Cette entreprise française a débuté les travaux en 2021, dans le nord-est du pays, qui abrite déjà plus de 90% de la production brésilienne d’énergie éolienne, avec ses vents forts et réguliers.

Ce parc, dont la construction est déjà bien avancée, est doté de 28 éoliennes, avec une capacité de production de 99,4 mégawatts, sur une zone semi-aride à Canudos, dans l’Etat de Bahia, qui a octroyé à Voltalia les licences environnementales nécessaires.

Mais un vent de critiques s’est levé quand des militants associatifs ont signalé que ces mâts blancs imposants de 90 mètres de haut, aux pales de 60 mètres de long, seraient bâtis sur le sanctuaire des aras de Lear (anodorhynchus leari).

Ce perroquet bleu a été baptisé ainsi par l’ornithologue Charles-Lucien Bonaparte, neveu de Napoléon, au milieu du XIXe siècle, en hommage au poète, peintre et explorateur britannique Edward Lear, qui l’a immortalisé dans ses croquis.

Actuellement, il n’en reste qu’environ deux mille spécimens dans la nature.

« Irréversible »

Marlene Reis, de l’ONG Projeto Jardins da Arara de Lear, craint que les éoliennes à Canudos n' »augmentent considérablement les risques d’extinction » de cette oiseau d’environ 75 cm, au plumage bleu vif.

Pour cette spécialiste, l’impact peut s’avérer « irréversible », pour un animal qui vit et se reproduit exclusivement dans la région ». Les éoliennes se trouvent donc sur la route de ses vols, avec des risques de collision.

[À lire aussi Les énergies renouvelables gagnent du terrain au Brésil selon une étude]

Ces arguments ont été jugés recevables par un tribunal fédéral, qui a suspendu les travaux en avril, en annulant les permis délivrés à Voltalia par l’Etat de Bahia.

Le tribunal a ordonné que des études plus poussées soient menées, et que les populations locales soient consultées.

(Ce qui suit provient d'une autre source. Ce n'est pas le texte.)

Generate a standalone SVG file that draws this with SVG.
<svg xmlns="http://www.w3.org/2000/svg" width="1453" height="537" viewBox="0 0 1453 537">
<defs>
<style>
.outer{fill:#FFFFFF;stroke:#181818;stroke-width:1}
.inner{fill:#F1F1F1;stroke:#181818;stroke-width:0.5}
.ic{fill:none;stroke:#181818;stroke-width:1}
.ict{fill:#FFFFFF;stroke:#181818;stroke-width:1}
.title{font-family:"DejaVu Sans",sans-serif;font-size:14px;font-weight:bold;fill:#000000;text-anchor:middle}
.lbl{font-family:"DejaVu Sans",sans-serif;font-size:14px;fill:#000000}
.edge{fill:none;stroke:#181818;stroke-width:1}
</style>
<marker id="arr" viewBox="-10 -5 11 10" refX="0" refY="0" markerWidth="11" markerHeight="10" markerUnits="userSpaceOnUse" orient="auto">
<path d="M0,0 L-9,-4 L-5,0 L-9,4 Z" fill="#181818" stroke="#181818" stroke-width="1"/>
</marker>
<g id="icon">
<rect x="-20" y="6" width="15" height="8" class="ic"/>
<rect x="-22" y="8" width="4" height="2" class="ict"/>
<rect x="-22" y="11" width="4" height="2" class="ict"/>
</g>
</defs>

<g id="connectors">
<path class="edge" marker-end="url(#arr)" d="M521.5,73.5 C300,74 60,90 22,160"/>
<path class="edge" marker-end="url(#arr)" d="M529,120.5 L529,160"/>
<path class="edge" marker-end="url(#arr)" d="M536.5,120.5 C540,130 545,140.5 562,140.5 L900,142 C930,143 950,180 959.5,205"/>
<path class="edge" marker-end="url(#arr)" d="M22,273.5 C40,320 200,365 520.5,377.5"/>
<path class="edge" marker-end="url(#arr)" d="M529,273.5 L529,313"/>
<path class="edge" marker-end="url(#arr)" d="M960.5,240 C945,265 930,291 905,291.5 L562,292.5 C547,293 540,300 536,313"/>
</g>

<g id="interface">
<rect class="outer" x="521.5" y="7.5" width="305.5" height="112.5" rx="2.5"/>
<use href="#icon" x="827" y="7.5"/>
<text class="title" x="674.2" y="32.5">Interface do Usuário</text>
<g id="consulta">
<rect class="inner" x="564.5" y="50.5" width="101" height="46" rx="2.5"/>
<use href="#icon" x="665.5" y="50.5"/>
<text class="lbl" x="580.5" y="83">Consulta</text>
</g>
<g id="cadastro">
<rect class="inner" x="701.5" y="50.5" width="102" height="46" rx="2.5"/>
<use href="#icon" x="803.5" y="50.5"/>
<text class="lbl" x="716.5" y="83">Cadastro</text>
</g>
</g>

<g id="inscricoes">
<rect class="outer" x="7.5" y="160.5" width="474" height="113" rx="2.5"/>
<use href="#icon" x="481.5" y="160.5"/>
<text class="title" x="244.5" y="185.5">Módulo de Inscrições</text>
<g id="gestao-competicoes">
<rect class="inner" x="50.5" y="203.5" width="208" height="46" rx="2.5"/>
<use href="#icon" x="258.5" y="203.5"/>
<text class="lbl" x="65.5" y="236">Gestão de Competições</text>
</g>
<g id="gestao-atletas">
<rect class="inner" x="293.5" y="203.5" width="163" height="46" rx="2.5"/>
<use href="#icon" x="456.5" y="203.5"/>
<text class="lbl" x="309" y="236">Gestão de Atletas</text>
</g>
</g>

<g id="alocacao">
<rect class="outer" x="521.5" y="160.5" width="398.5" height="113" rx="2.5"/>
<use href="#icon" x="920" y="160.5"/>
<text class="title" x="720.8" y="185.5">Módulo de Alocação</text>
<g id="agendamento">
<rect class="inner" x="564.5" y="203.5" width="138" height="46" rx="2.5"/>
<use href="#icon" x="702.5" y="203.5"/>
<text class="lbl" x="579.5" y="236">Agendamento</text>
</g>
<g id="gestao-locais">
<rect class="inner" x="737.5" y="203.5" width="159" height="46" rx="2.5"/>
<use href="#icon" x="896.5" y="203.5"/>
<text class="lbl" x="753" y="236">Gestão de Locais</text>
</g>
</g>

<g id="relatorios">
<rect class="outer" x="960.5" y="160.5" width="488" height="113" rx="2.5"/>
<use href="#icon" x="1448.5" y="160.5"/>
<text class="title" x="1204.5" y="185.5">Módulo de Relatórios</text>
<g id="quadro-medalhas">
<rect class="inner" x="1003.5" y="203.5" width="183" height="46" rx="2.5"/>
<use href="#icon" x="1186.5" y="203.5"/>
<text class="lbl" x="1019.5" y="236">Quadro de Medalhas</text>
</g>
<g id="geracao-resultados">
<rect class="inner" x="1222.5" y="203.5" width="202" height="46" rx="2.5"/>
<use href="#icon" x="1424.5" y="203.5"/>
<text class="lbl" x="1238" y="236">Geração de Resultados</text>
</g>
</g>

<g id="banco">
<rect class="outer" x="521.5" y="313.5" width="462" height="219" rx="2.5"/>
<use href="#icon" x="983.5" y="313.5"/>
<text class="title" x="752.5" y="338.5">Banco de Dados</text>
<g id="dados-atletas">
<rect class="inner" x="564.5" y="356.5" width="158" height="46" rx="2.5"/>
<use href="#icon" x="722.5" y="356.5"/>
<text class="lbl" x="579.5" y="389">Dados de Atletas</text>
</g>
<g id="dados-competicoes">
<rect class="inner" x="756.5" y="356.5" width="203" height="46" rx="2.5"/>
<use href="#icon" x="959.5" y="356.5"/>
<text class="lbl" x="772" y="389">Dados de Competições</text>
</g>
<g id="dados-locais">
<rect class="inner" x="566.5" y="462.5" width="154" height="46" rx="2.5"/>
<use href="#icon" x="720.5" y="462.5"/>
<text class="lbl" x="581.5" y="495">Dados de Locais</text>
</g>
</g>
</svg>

Voltalia, multinationale présente dans vingt pays et quatre Etats brésiliens, a fait appel.

Nicolas Thouverez, responsable de l’entreprise au Brésil, a assuré à l’AFP que « les possibles conséquences environnementales et sociales » avaient été « traitées de façon exhaustive ».

Selon lui, les études déjà menées par des spécialistes pour obtenir les permis auprès des autorités locales « ont montré que l’installation de parcs éoliens ne menace aucunement la conservation de l’espèce » des aras de Lear.

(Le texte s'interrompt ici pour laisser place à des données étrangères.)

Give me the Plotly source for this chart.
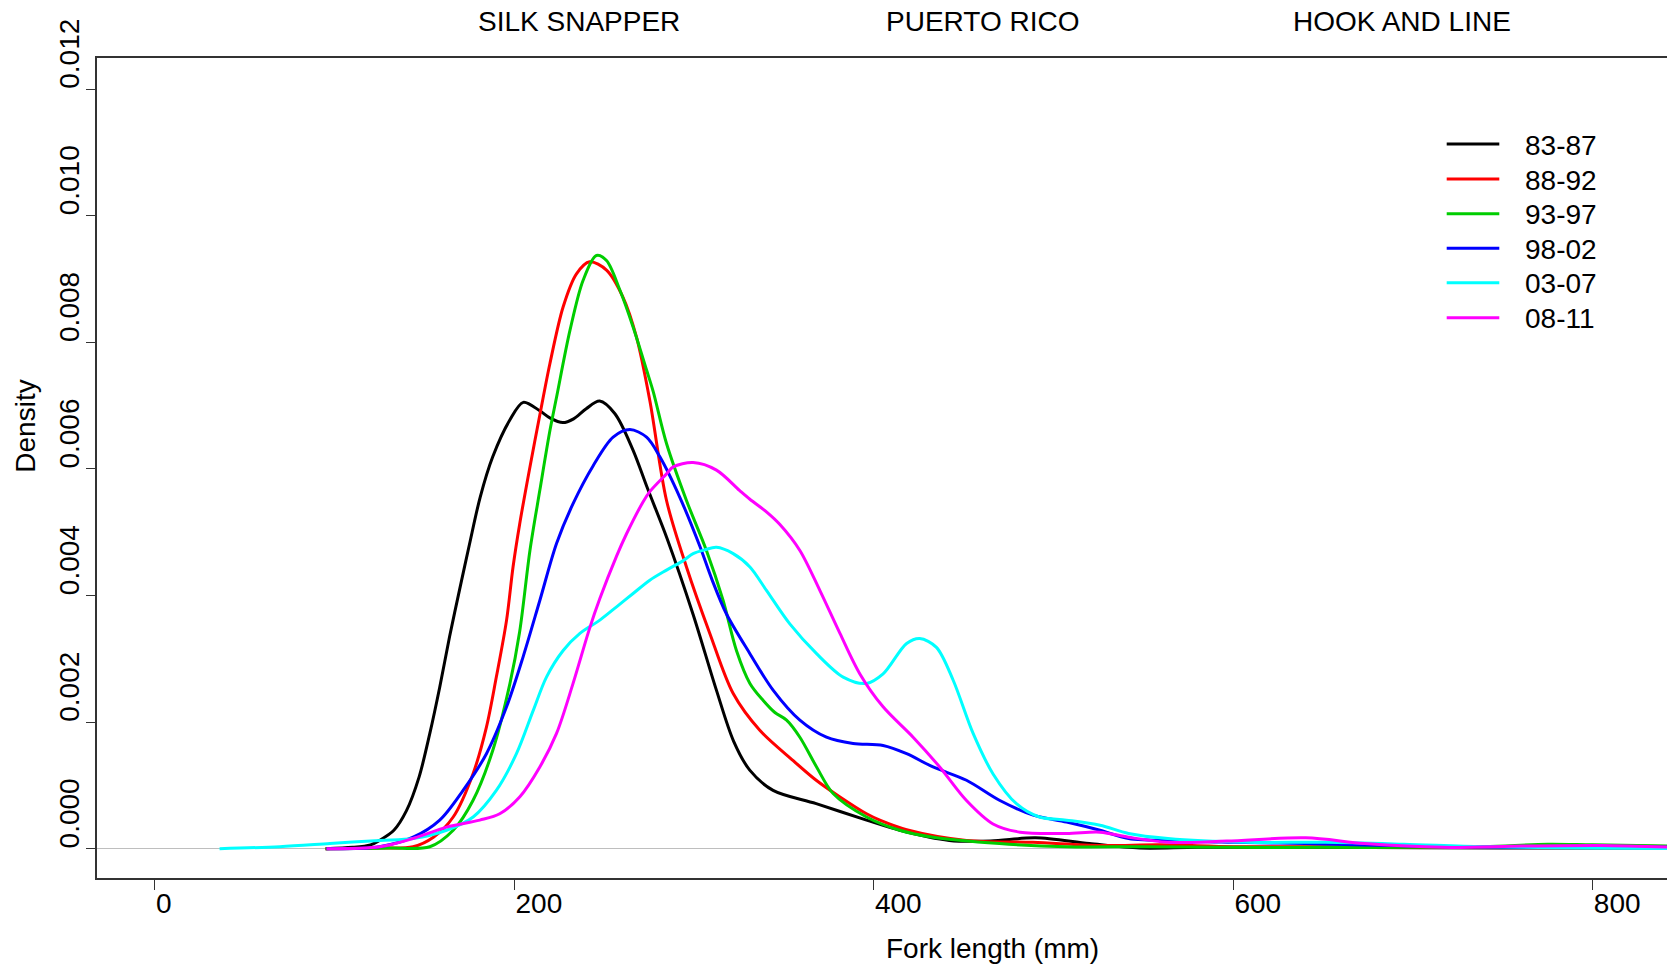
import plotly.graph_objects as go

# ---------------- data ----------------
series_names = ["83-87", "88-92", "93-97", "98-02", "03-07", "08-11"]
series_colors = ["#000000", "#FF0000", "#00CD00", "#0000FF", "#00FFFF", "#FF00FF"]

x_8387 = [95, 110, 120, 125, 133, 140, 147, 153, 158.5, 164, 170, 175, 181, 188, 197.5, 205, 214,
          220, 227, 233, 240, 247.5, 256, 266, 274, 285, 299.5, 312.5, 322, 331, 344, 368, 396,
          414.5, 442, 465, 490, 520, 548, 580, 650, 750, 850]
y_8387 = [0, 0.00002, 0.00006, 0.00013, 0.00029, 0.0006, 0.00113, 0.00182, 0.00255, 0.00335, 0.00415,
          0.0048, 0.00555, 0.00619, 0.00677, 0.00705, 0.00692, 0.0068, 0.00673, 0.00679, 0.00695,
          0.00707, 0.00687, 0.0063, 0.0057, 0.0049, 0.0037, 0.0025, 0.0017, 0.00124, 0.00092, 0.00071,
          0.00045, 0.00029, 0.00013, 0.00012, 0.00017, 0.00008, 0.00001, 0.00002, 0.00002, 0.00001,
          0.00001]

x_8892 = [95, 125, 143.7, 155, 166, 177, 184.5, 190, 195.7, 199.3, 203, 208.7, 214.2, 219.8, 227.2,
          234.6, 241.9, 251.3, 260.5, 268, 275.4, 284.7, 295.8, 308.8, 321.8, 336.6, 355.2, 368, 381,
          396, 403.4, 418.3, 451.6, 488.6, 525.9, 560, 600, 650, 700, 750, 790, 850]
y_8892 = [0, 0.00001, 0.00003, 0.00018, 0.0005, 0.00118, 0.00192, 0.00271, 0.00361, 0.00445, 0.00513,
          0.00603, 0.00685, 0.00766, 0.00856, 0.00908, 0.00927, 0.00914, 0.00871, 0.00808, 0.00708,
          0.0055, 0.00445, 0.0034, 0.00245, 0.00187, 0.00139, 0.00108, 0.00082, 0.00055, 0.00045,
          0.0003, 0.00013, 0.0001, 0.00005, 0.00006, 0.00003, 0.00003, 0.00002, 0.00003, 0.00005,
          0.00003]

x_9397 = [95, 130, 153, 166, 177, 188, 197.5, 203, 208.7, 214.2, 219.8, 223.5, 231, 238.3, 245.7,
          251.3, 258.8, 266.1, 273.6, 277.3, 284.7, 295.8, 306.9, 316.2, 323.6, 331.1, 338.5, 345,
          351.5, 358.9, 368.2, 377.4, 396, 414.5, 433, 470, 507, 550, 600, 650, 700, 740, 775, 800,
          850]
y_9397 = [0, 0.00001, 0.00003, 0.00029, 0.00076, 0.00155, 0.0026, 0.00343, 0.00471, 0.00566, 0.0066,
          0.00713, 0.00819, 0.00898, 0.00937, 0.00929, 0.00882, 0.00824, 0.00756, 0.00722, 0.0064,
          0.0055, 0.00471, 0.00392, 0.00313, 0.00261, 0.00234, 0.00215, 0.00203, 0.00176, 0.00129,
          0.00087, 0.0005, 0.00029, 0.00018, 0.00008, 0.00003, 0.00003, 0.00002, 0.00002, 0.00002,
          0.00003, 0.00007, 0.00006, 0.00004]

x_9802 = [95.5, 125, 143.7, 158.5, 171.5, 184.5, 195.7, 204.9, 214.2, 223.5, 232.7, 243.9, 255, 264.3,
          273.6, 281, 292.1, 303.2, 310, 318, 331.1, 344.1, 358.9, 373.7, 388.5, 405.2, 418.3,
          433, 451.6, 470.2, 488.7, 507.3, 525.9, 541.8, 570, 600, 640, 700, 760, 800, 850]
y_9802 = [0, 0.00003, 0.00018, 0.00045, 0.00092, 0.0015, 0.00224, 0.00303, 0.00392, 0.00482, 0.00545,
          0.00605, 0.0065, 0.00662, 0.0065, 0.00619, 0.00555, 0.00478, 0.00425, 0.00371, 0.00308,
          0.0025, 0.00203, 0.00176, 0.00166, 0.00163, 0.0015, 0.00129, 0.00108, 0.00076, 0.00053,
          0.00042, 0.00029, 0.00016, 0.00012, 0.0001, 0.00008, 0.00004, 0.00002, 0.00003, 0.00002]

x_0307 = [36, 69.5, 97.4, 125.2, 143.7, 162.3, 177.1, 190, 201.2, 210.5, 217.9, 227.2, 236.5, 247.6,
          256.9, 266.1, 275.4, 284.7, 294, 299.5, 306, 312.5, 321.8, 331.1, 340.3, 353.3, 368.2, 383,
          396, 405.2, 418.3, 425.6, 434.9, 444.2, 455.3, 466.4, 479.4, 492.2, 507.3, 525.9, 541.8,
          563.7, 607.5, 651.3, 695.1, 738.9, 800, 850]
y_0307 = [0, 0.00003, 0.00008, 0.00013, 0.00016, 0.00029, 0.0005, 0.00092, 0.0015, 0.00218, 0.00271,
          0.00313, 0.0034, 0.00361, 0.00382, 0.00403, 0.00424, 0.0044, 0.00455, 0.00466, 0.00472,
          0.00476, 0.00466, 0.00445, 0.00408, 0.00355, 0.00308, 0.00271, 0.00261, 0.00276, 0.00324,
          0.00332, 0.00318, 0.00266, 0.00182, 0.00118, 0.00071, 0.0005, 0.00045, 0.00037, 0.00024,
          0.00016, 0.0001, 0.0001, 0.00007, 0.00003, 0.00001, 0]

x_0811 = [95.5, 125.2, 143.7, 162.3, 180.8, 191.9, 203.1, 214.2, 223.5, 232.7, 241.9, 247.6, 256.9,
          262.4, 271.7, 275.4, 284.7, 288.4, 299.5, 312.5, 325.3, 331.1, 340.3, 347.8, 358.9, 370,
          381.2, 392.3, 405.2, 421.9, 436.7, 451.6, 466.4, 481.4, 507.3, 525.9, 541.8, 563.7, 596.5,
          640.4, 673.2, 717, 760.8, 804.6, 850]
y_0811 = [0, 0.00003, 0.00016, 0.00034, 0.00045, 0.00055, 0.00082, 0.00129, 0.00182, 0.00261, 0.00348,
          0.00395, 0.00462, 0.00497, 0.00548, 0.00564, 0.00592, 0.00603, 0.0061, 0.00598, 0.00566,
          0.00552, 0.00532, 0.00512, 0.00471, 0.00408, 0.0034, 0.00276, 0.00224, 0.00176, 0.00129,
          0.00076, 0.00039, 0.00026, 0.00024, 0.00026, 0.00018, 0.0001, 0.00012, 0.00017, 0.00008,
          0.00002, 0.00004, 0.00005, 0.00002]

x_tickvals = [0, 200, 400, 600, 800]
x_ticktext = ["0", "200", "400", "600", "800"]
y_tickvals = [0.0, 0.002, 0.004, 0.006, 0.008, 0.010, 0.012]
y_ticktext = ["0.000", "0.002", "0.004", "0.006", "0.008", "0.010", "0.012"]

header_texts = ["SILK SNAPPER", "PUERTO RICO", "HOOK AND LINE"]
x_title = "Fork length (mm)"
y_title = "Density"

# ---------------- figure ----------------
FONT = "Liberation Sans, Arial, Helvetica, sans-serif"
W, H = 1667, 966
ML, MR, MT, MB = 97, 0, 58, 88
PW, PH = W - ML - MR, H - MT - MB

xs = [x_8387, x_8892, x_9397, x_9802, x_0307, x_0811]
ys = [y_8387, y_8892, y_9397, y_9802, y_0307, y_0811]

fig = go.Figure()
for name, col, x, y in zip(series_names, series_colors, xs, ys):
    fig.add_trace(go.Scatter(
        x=x, y=y, mode="lines", name=name, showlegend=False,
        line=dict(color=col, width=3, shape="spline", smoothing=0.9),
    ))


def px2paper_x(px):
    return (px - ML) / PW


def px2paper_y(py):
    return 1 - (py - MT) / PH


annotations = []
shapes = []
for txt, cx in zip(header_texts, [579, 982, 1402]):
    annotations.append(dict(text=txt, x=px2paper_x(cx), y=px2paper_y(21.7), xref="paper", yref="paper",
                            xanchor="center", yanchor="middle", showarrow=False,
                            font=dict(family=FONT, size=28, color="black")))
annotations.append(dict(text=y_title, x=px2paper_x(26), y=px2paper_y(426.7), xref="paper", yref="paper",
                        xanchor="center", yanchor="middle", textangle=-90, showarrow=False,
                        font=dict(family=FONT, size=28, color="black")))
annotations.append(dict(text=x_title, x=px2paper_x(992.7), y=px2paper_y(948), xref="paper", yref="paper",
                        xanchor="center", yanchor="middle", showarrow=False,
                        font=dict(family=FONT, size=28, color="black")))

# legend (line samples + labels), one row per series
legend_row_px = [144, 179, 213.7, 248.3, 282.7, 317.7]
for name, col, ry in zip(series_names, series_colors, legend_row_px):
    shapes.append(dict(type="line", xref="paper", yref="paper",
                       x0=px2paper_x(1446.7), x1=px2paper_x(1499.3),
                       y0=px2paper_y(ry), y1=px2paper_y(ry),
                       line=dict(color=col, width=3)))
    annotations.append(dict(text=name, x=px2paper_x(1523), y=px2paper_y(ry + 1), xref="paper", yref="paper",
                            xanchor="left", yanchor="middle", showarrow=False,
                            font=dict(family=FONT, size=28, color="black")))

fig.update_layout(
    width=W, height=H,
    margin=dict(l=ML, r=MR, t=MT, b=MB, pad=0),
    paper_bgcolor="white", plot_bgcolor="white",
    font=dict(family=FONT, size=28, color="black"),
    showlegend=False,
    annotations=annotations,
    shapes=shapes,
)
fig.update_xaxes(
    range=[-32.2, 841.4], tickmode="array", tickvals=x_tickvals, ticktext=x_ticktext,
    ticks="outside", ticklen=10, tickwidth=1, tickcolor="#333333",
    ticklabelposition="outside right",
    showline=True, linecolor="#333333", linewidth=1.5, mirror=True,
    showgrid=False, zeroline=False,
    tickfont=dict(family=FONT, size=28, color="black"),
)
fig.update_yaxes(
    range=[-0.000464, 0.01249], tickmode="array", tickvals=y_tickvals, ticktext=y_ticktext,
    ticks="outside", ticklen=9, tickwidth=1, tickcolor="#333333",
    tickangle=-90, ticklabelposition="outside top", ticklabelshift=-11, ticklabelstandoff=5,
    showline=True, linecolor="#333333", linewidth=1.5, mirror=False,
    showgrid=False, zeroline=True, zerolinecolor="#BEBEBE", zerolinewidth=1,
    tickfont=dict(family=FONT, size=28, color="black"),
)

fig.write_html(
    "out.html",
    config={"displayModeBar": False},
    post_script="document.body.style.margin='0';document.body.style.overflow='hidden';",
)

Voltalia propose par ailleurs des solutions pour limiter l’impact sur les perroquets: l’une d’elles consisterait à installer un mécanisme qui bloque le mouvement des hélices dès qu’il détecte l’arrivée d’un de ces volatiles. L’autre serait de munir certains d’entre eux de GPS pour mieux observer les trajectoires de leurs vols.

– Investissements massifs –

Mais les perroquets bleus ne sont pas la seule préoccupation des populations locales.

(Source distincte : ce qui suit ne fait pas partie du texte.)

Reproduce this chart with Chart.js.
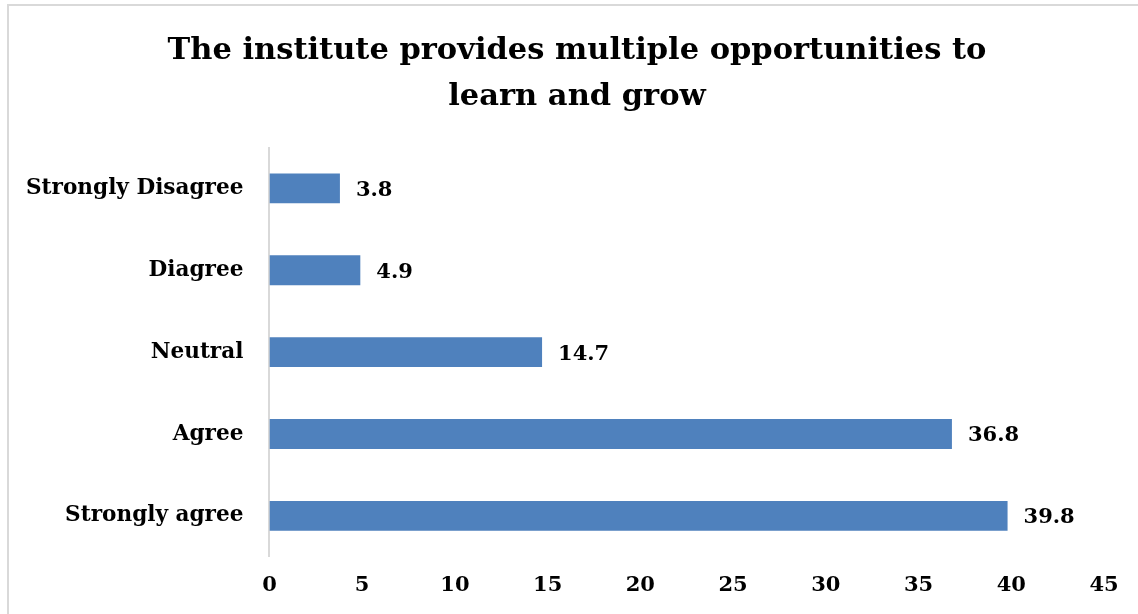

Dans les zones autour du parc éolien de Voltalia, près de 7.500 petits producteurs ruraux craignent que leurs activités ne soient affectées.

Adelson Matos, agriculteur de 65 ans à la barbe blanche qui élève des chèvres, des brebis, des vaches et cultive des arbres fruitiers dans la localité voisine d’Alto Redondo, ce projet est contraire à « toute type d’harmonie avec l’habitat naturel ».

Il craint notamment que les éoliennes n’affectent le cycle des vents et des pluies dans la région. Avant même qu’elles ne soit mises en service, il se plaint déjà du bruit du va-et-vient des véhicules « jour et nuit ».

Le Brésil est le membre du G20, les vingt premières économies de la planète, dont la part des sources d’énergie renouvelables est la plus importante, produisant 89% de l’électricité du pays.

Et si les centrales hydroélectriques représentent encore plus de 60% de cette production, la part du solaire et de l’éolien ne cesse d’augmenter.

De retour au pouvoir pour un troisième mandat en janvier, le président de gauche Lula a promis de faire de la lutte contre le changement climatique une priorité, contrairement à son prédécesseur d’extrême droite Jair Bolsonaro (2019-2022).

Le ministre de l’Energie, Alexandre Silveira, a affiché récemment son ambition de faire du nord-est du Brésil, qui abrite déjà 725 des 828 parcs éoliens du pays, « la plus grande réserve d’énergie propre et renouvelable au monde ».

Pour y parvenir, le gouvernement espère attirer des investissements de 120 milliards de réais (environ 22 milliards d’euros).